Help Dealing With Special Characters

badger101 · May 12, 2022, 8:32pm

Hello,

My GetRequest body contains hyphen-separated tokens. Examples:

strawberry-cupcakes
adios-amigos
edward-scissorhands

Sometimes, longtail tokens will have special characters in the middle, such as when & and + are involved. Another example is estudios-de-espa%C3%B1ol.

I’d like to convert them to the original characters but without diacritics. How do I do that? I also want to keep it low to no code, avoiding Java Snippet Node.

Thanks in advance!

bruno29a · May 13, 2022, 3:48am

Hi @badger101 , first of all, you have to use the correct character encoding.

The %C3%B1 is the unicode representation of the latin character ñ

So estudios-de-espa%C3%B1ol should actually read estudios-de-español

After that, you can remove diacritics with the function removeDiacritic() (via String Manipulation or Column Expressions, etc)

badger101 · May 13, 2022, 12:10pm

Hi @bruno29a I’m not uploading files, I’m downloading data via the Get Request as I’ve mentioned in the post. Unless there’s a way to change the encoding via a node, I’m not sure that’s possible. (I want to do it without having to download the data to my desktop and having to reupload via the File Reader afterward.)

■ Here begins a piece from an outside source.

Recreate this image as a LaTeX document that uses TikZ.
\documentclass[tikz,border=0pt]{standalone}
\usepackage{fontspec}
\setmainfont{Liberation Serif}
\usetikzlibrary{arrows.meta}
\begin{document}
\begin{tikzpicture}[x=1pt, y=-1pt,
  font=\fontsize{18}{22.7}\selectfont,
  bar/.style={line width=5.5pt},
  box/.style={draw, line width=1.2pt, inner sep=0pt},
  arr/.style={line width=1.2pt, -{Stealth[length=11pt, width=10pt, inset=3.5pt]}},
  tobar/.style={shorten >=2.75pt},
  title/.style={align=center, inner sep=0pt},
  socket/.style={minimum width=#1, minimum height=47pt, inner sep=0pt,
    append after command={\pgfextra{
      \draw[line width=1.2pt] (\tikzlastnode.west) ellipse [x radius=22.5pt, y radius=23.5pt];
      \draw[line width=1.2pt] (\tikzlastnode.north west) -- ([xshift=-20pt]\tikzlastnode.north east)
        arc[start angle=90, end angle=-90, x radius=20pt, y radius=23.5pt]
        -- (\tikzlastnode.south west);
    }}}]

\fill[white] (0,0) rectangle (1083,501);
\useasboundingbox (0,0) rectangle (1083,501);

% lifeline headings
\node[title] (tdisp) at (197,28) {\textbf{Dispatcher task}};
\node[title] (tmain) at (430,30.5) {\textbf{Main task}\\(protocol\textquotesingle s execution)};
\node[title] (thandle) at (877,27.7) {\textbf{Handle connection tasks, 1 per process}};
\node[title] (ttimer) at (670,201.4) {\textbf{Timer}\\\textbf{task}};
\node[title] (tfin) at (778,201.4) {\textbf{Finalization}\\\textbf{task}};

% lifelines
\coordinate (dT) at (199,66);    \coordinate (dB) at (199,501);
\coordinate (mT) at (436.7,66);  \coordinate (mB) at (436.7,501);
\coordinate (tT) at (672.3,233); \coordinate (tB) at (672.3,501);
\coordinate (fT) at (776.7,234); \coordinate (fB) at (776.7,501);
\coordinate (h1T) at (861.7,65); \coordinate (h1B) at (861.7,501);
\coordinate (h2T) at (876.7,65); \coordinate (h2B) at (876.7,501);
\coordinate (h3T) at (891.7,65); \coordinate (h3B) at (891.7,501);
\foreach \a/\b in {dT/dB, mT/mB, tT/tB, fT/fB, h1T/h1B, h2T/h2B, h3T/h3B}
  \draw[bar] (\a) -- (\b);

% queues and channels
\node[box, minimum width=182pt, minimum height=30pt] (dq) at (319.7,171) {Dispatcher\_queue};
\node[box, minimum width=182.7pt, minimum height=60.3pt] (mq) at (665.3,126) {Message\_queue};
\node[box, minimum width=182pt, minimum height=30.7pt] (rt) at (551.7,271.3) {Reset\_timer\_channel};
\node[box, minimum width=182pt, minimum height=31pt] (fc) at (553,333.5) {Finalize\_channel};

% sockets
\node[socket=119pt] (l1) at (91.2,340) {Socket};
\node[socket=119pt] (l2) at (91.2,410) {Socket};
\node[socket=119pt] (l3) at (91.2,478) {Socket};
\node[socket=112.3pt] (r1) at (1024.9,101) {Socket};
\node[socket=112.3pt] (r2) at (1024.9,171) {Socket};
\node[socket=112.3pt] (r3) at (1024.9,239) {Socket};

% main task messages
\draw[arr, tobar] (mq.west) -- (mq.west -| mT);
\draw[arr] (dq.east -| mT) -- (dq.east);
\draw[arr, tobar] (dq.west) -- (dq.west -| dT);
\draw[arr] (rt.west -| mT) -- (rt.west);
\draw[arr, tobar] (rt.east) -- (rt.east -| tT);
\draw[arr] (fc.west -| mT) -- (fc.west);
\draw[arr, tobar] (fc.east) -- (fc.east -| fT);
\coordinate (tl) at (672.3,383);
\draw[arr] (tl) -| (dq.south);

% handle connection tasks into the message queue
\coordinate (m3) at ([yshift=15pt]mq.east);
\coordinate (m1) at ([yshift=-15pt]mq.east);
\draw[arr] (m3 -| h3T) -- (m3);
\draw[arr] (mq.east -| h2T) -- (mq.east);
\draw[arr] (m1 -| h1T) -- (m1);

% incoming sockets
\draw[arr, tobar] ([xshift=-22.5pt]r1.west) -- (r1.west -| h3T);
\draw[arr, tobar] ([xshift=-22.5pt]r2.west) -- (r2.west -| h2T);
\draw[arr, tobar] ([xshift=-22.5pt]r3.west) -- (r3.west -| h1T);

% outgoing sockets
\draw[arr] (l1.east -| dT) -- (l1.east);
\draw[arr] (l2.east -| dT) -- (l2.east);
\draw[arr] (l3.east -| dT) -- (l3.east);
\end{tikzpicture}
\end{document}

bruno29a · May 13, 2022, 12:16pm

Hi @badger101 , can you share the url so we can see the data? If it’s already that way, then there may be a need to manually convert these, but it’s going to be hard if there is no pattern. We need to see the data to determine the best way to go about the conversion

badger101 · May 13, 2022, 12:19pm

Hi @bruno29a thanks for the quick reply. Sure, I’m Get-requesting any profile on Pinterest. The format of the general URL is https://www.pinterest.com/insert_profile_name_here/

badger101 · May 13, 2022, 12:23pm

It’ll extract the first two rows of the collection items for a particular profile. The problem comes when there are some collections are given titles with non-English words (even for the English-based profiles) and/or “&” and “+” symbols.

It’s user-generated content, so I have to expect every possible special characters.

badger101 · May 14, 2022, 8:34am

Found my solution! Just need to convert my strings to a dummy URL then make use of this node from the Vernalis Extension.

system · May 21, 2022, 8:34am

This topic was automatically closed 7 days after the last reply. New replies are no longer allowed.